Aim of the exercise> Pictures appear in the records below; write out everything else exactly.

[Records from a collection]
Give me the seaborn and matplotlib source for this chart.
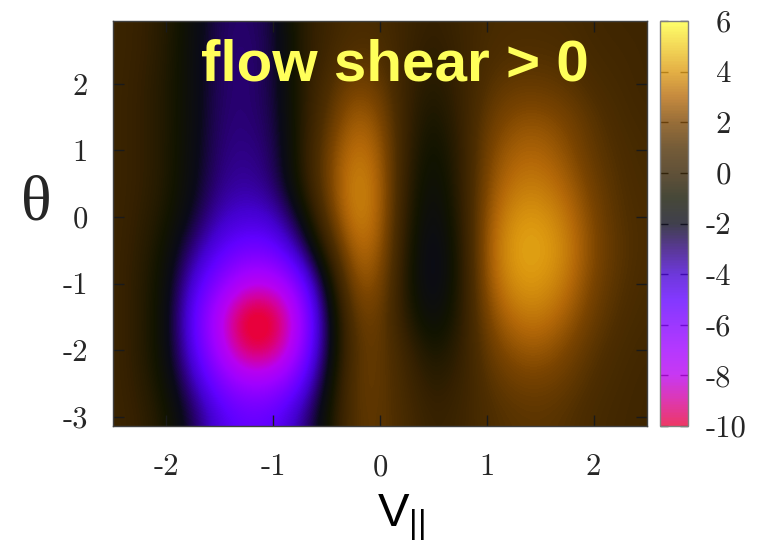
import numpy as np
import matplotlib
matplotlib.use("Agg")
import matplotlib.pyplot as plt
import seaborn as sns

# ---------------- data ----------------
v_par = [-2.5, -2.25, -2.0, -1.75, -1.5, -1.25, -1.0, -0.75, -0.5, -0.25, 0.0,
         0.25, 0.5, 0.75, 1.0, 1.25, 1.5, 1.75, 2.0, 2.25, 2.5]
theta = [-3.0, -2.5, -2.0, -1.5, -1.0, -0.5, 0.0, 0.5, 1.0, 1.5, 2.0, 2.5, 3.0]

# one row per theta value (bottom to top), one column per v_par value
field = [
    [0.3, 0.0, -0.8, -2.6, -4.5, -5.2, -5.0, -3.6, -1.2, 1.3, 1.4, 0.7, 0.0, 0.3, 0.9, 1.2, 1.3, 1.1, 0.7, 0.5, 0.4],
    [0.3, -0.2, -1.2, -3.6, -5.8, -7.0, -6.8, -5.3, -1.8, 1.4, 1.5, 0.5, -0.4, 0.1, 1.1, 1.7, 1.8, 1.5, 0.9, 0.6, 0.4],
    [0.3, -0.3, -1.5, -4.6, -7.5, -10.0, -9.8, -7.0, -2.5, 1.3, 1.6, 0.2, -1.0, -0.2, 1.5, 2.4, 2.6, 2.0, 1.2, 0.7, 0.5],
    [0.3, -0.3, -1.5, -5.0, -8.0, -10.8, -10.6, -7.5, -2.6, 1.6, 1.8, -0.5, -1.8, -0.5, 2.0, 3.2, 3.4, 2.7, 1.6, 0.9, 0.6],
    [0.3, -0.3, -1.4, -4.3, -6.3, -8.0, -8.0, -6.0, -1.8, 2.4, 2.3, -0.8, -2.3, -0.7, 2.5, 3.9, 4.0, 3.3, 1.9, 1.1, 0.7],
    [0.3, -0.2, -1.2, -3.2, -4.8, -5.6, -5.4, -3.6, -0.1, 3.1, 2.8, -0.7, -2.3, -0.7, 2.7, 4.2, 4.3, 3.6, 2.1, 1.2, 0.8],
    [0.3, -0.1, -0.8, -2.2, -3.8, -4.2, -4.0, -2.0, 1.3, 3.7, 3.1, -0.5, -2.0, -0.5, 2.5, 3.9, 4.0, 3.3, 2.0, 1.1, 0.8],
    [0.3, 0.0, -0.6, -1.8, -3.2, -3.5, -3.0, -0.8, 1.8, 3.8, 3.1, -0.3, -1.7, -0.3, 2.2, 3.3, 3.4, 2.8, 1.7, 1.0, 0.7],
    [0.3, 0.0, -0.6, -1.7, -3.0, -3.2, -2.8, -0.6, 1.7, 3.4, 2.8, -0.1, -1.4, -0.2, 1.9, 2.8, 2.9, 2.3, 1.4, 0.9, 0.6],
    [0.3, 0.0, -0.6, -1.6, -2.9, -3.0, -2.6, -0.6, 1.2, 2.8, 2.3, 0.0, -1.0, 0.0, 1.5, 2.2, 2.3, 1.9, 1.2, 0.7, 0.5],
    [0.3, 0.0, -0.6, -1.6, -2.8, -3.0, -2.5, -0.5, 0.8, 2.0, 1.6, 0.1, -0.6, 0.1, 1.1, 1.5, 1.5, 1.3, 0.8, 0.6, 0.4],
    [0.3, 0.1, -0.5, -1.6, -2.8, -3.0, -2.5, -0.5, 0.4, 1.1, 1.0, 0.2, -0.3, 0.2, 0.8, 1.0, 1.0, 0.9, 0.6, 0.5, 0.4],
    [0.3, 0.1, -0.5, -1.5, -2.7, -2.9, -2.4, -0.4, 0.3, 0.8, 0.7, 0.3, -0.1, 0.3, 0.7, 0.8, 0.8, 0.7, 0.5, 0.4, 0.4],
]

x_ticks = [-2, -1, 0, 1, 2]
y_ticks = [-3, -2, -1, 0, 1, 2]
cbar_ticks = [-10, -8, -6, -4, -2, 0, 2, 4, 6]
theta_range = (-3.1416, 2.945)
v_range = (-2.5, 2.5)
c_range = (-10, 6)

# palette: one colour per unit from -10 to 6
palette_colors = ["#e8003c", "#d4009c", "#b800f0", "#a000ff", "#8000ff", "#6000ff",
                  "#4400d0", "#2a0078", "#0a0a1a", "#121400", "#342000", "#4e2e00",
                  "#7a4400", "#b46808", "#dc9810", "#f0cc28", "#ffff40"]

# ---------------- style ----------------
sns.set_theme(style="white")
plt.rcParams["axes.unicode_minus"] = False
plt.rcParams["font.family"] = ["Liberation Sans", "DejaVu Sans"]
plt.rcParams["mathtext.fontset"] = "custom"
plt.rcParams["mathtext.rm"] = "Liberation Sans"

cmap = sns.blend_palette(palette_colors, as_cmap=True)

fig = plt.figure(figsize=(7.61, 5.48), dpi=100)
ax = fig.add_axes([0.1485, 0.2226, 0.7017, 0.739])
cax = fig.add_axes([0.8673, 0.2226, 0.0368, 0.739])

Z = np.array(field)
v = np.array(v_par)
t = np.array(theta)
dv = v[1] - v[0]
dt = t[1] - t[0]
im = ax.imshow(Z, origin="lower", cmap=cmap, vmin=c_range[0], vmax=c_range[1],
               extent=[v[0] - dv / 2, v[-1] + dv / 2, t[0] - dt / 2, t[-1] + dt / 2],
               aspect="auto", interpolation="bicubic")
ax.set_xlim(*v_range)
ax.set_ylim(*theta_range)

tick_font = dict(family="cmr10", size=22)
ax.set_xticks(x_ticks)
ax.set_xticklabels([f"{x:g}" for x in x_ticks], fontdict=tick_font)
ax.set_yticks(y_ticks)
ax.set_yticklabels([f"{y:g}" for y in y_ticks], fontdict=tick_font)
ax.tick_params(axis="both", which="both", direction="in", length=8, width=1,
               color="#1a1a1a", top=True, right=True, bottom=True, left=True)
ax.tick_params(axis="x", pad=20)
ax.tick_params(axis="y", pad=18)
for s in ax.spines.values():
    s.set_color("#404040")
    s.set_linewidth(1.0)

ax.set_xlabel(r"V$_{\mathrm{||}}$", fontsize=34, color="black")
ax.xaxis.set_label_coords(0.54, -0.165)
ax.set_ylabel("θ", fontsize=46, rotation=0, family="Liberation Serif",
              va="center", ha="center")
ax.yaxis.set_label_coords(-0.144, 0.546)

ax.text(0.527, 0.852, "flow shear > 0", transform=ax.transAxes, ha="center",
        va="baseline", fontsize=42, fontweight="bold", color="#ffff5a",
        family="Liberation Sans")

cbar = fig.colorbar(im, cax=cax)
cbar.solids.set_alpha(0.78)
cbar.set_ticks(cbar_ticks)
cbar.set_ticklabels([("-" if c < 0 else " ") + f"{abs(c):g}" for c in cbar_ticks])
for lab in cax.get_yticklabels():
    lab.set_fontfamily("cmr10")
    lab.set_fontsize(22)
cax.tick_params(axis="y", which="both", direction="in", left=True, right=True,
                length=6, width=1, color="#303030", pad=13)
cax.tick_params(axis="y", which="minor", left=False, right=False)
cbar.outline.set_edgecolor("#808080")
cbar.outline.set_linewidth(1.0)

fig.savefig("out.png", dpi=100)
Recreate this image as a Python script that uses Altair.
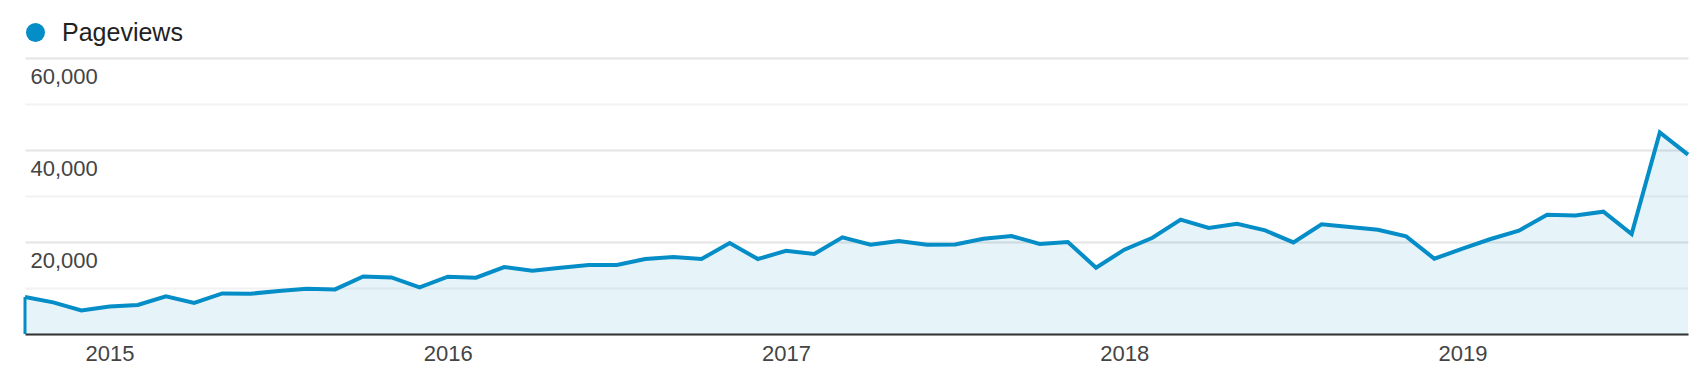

Response>
Give me the seaborn and matplotlib source for this chart.
import numpy as np
import matplotlib
matplotlib.use("Agg")
import matplotlib.pyplot as plt
import seaborn as sns

# ---------------- data ----------------
v_par = [-2.5, -2.25, -2.0, -1.75, -1.5, -1.25, -1.0, -0.75, -0.5, -0.25, 0.0,
         0.25, 0.5, 0.75, 1.0, 1.25, 1.5, 1.75, 2.0, 2.25, 2.5]
theta = [-3.0, -2.5, -2.0, -1.5, -1.0, -0.5, 0.0, 0.5, 1.0, 1.5, 2.0, 2.5, 3.0]

# one row per theta value (bottom to top), one column per v_par value
field = [
    [0.3, 0.0, -0.8, -2.6, -4.5, -5.2, -5.0, -3.6, -1.2, 1.3, 1.4, 0.7, 0.0, 0.3, 0.9, 1.2, 1.3, 1.1, 0.7, 0.5, 0.4],
    [0.3, -0.2, -1.2, -3.6, -5.8, -7.0, -6.8, -5.3, -1.8, 1.4, 1.5, 0.5, -0.4, 0.1, 1.1, 1.7, 1.8, 1.5, 0.9, 0.6, 0.4],
    [0.3, -0.3, -1.5, -4.6, -7.5, -10.0, -9.8, -7.0, -2.5, 1.3, 1.6, 0.2, -1.0, -0.2, 1.5, 2.4, 2.6, 2.0, 1.2, 0.7, 0.5],
    [0.3, -0.3, -1.5, -5.0, -8.0, -10.8, -10.6, -7.5, -2.6, 1.6, 1.8, -0.5, -1.8, -0.5, 2.0, 3.2, 3.4, 2.7, 1.6, 0.9, 0.6],
    [0.3, -0.3, -1.4, -4.3, -6.3, -8.0, -8.0, -6.0, -1.8, 2.4, 2.3, -0.8, -2.3, -0.7, 2.5, 3.9, 4.0, 3.3, 1.9, 1.1, 0.7],
    [0.3, -0.2, -1.2, -3.2, -4.8, -5.6, -5.4, -3.6, -0.1, 3.1, 2.8, -0.7, -2.3, -0.7, 2.7, 4.2, 4.3, 3.6, 2.1, 1.2, 0.8],
    [0.3, -0.1, -0.8, -2.2, -3.8, -4.2, -4.0, -2.0, 1.3, 3.7, 3.1, -0.5, -2.0, -0.5, 2.5, 3.9, 4.0, 3.3, 2.0, 1.1, 0.8],
    [0.3, 0.0, -0.6, -1.8, -3.2, -3.5, -3.0, -0.8, 1.8, 3.8, 3.1, -0.3, -1.7, -0.3, 2.2, 3.3, 3.4, 2.8, 1.7, 1.0, 0.7],
    [0.3, 0.0, -0.6, -1.7, -3.0, -3.2, -2.8, -0.6, 1.7, 3.4, 2.8, -0.1, -1.4, -0.2, 1.9, 2.8, 2.9, 2.3, 1.4, 0.9, 0.6],
    [0.3, 0.0, -0.6, -1.6, -2.9, -3.0, -2.6, -0.6, 1.2, 2.8, 2.3, 0.0, -1.0, 0.0, 1.5, 2.2, 2.3, 1.9, 1.2, 0.7, 0.5],
    [0.3, 0.0, -0.6, -1.6, -2.8, -3.0, -2.5, -0.5, 0.8, 2.0, 1.6, 0.1, -0.6, 0.1, 1.1, 1.5, 1.5, 1.3, 0.8, 0.6, 0.4],
    [0.3, 0.1, -0.5, -1.6, -2.8, -3.0, -2.5, -0.5, 0.4, 1.1, 1.0, 0.2, -0.3, 0.2, 0.8, 1.0, 1.0, 0.9, 0.6, 0.5, 0.4],
    [0.3, 0.1, -0.5, -1.5, -2.7, -2.9, -2.4, -0.4, 0.3, 0.8, 0.7, 0.3, -0.1, 0.3, 0.7, 0.8, 0.8, 0.7, 0.5, 0.4, 0.4],
]

x_ticks = [-2, -1, 0, 1, 2]
y_ticks = [-3, -2, -1, 0, 1, 2]
cbar_ticks = [-10, -8, -6, -4, -2, 0, 2, 4, 6]
theta_range = (-3.1416, 2.945)
v_range = (-2.5, 2.5)
c_range = (-10, 6)

# palette: one colour per unit from -10 to 6
palette_colors = ["#e8003c", "#d4009c", "#b800f0", "#a000ff", "#8000ff", "#6000ff",
                  "#4400d0", "#2a0078", "#0a0a1a", "#121400", "#342000", "#4e2e00",
                  "#7a4400", "#b46808", "#dc9810", "#f0cc28", "#ffff40"]

# ---------------- style ----------------
sns.set_theme(style="white")
plt.rcParams["axes.unicode_minus"] = False
plt.rcParams["font.family"] = ["Liberation Sans", "DejaVu Sans"]
plt.rcParams["mathtext.fontset"] = "custom"
plt.rcParams["mathtext.rm"] = "Liberation Sans"

cmap = sns.blend_palette(palette_colors, as_cmap=True)

fig = plt.figure(figsize=(7.61, 5.48), dpi=100)
ax = fig.add_axes([0.1485, 0.2226, 0.7017, 0.739])
cax = fig.add_axes([0.8673, 0.2226, 0.0368, 0.739])

Z = np.array(field)
v = np.array(v_par)
t = np.array(theta)
dv = v[1] - v[0]
dt = t[1] - t[0]
im = ax.imshow(Z, origin="lower", cmap=cmap, vmin=c_range[0], vmax=c_range[1],
               extent=[v[0] - dv / 2, v[-1] + dv / 2, t[0] - dt / 2, t[-1] + dt / 2],
               aspect="auto", interpolation="bicubic")
ax.set_xlim(*v_range)
ax.set_ylim(*theta_range)

tick_font = dict(family="cmr10", size=22)
ax.set_xticks(x_ticks)
ax.set_xticklabels([f"{x:g}" for x in x_ticks], fontdict=tick_font)
ax.set_yticks(y_ticks)
ax.set_yticklabels([f"{y:g}" for y in y_ticks], fontdict=tick_font)
ax.tick_params(axis="both", which="both", direction="in", length=8, width=1,
               color="#1a1a1a", top=True, right=True, bottom=True, left=True)
ax.tick_params(axis="x", pad=20)
ax.tick_params(axis="y", pad=18)
for s in ax.spines.values():
    s.set_color("#404040")
    s.set_linewidth(1.0)

ax.set_xlabel(r"V$_{\mathrm{||}}$", fontsize=34, color="black")
ax.xaxis.set_label_coords(0.54, -0.165)
ax.set_ylabel("θ", fontsize=46, rotation=0, family="Liberation Serif",
              va="center", ha="center")
ax.yaxis.set_label_coords(-0.144, 0.546)

ax.text(0.527, 0.852, "flow shear > 0", transform=ax.transAxes, ha="center",
        va="baseline", fontsize=42, fontweight="bold", color="#ffff5a",
        family="Liberation Sans")

cbar = fig.colorbar(im, cax=cax)
cbar.solids.set_alpha(0.78)
cbar.set_ticks(cbar_ticks)
cbar.set_ticklabels([("-" if c < 0 else " ") + f"{abs(c):g}" for c in cbar_ticks])
for lab in cax.get_yticklabels():
    lab.set_fontfamily("cmr10")
    lab.set_fontsize(22)
cax.tick_params(axis="y", which="both", direction="in", left=True, right=True,
                length=6, width=1, color="#303030", pad=13)
cax.tick_params(axis="y", which="minor", left=False, right=False)
cbar.outline.set_edgecolor("#808080")
cbar.outline.set_linewidth(1.0)

fig.savefig("out.png", dpi=100)
Recreate this image as a Python script that uses Altair.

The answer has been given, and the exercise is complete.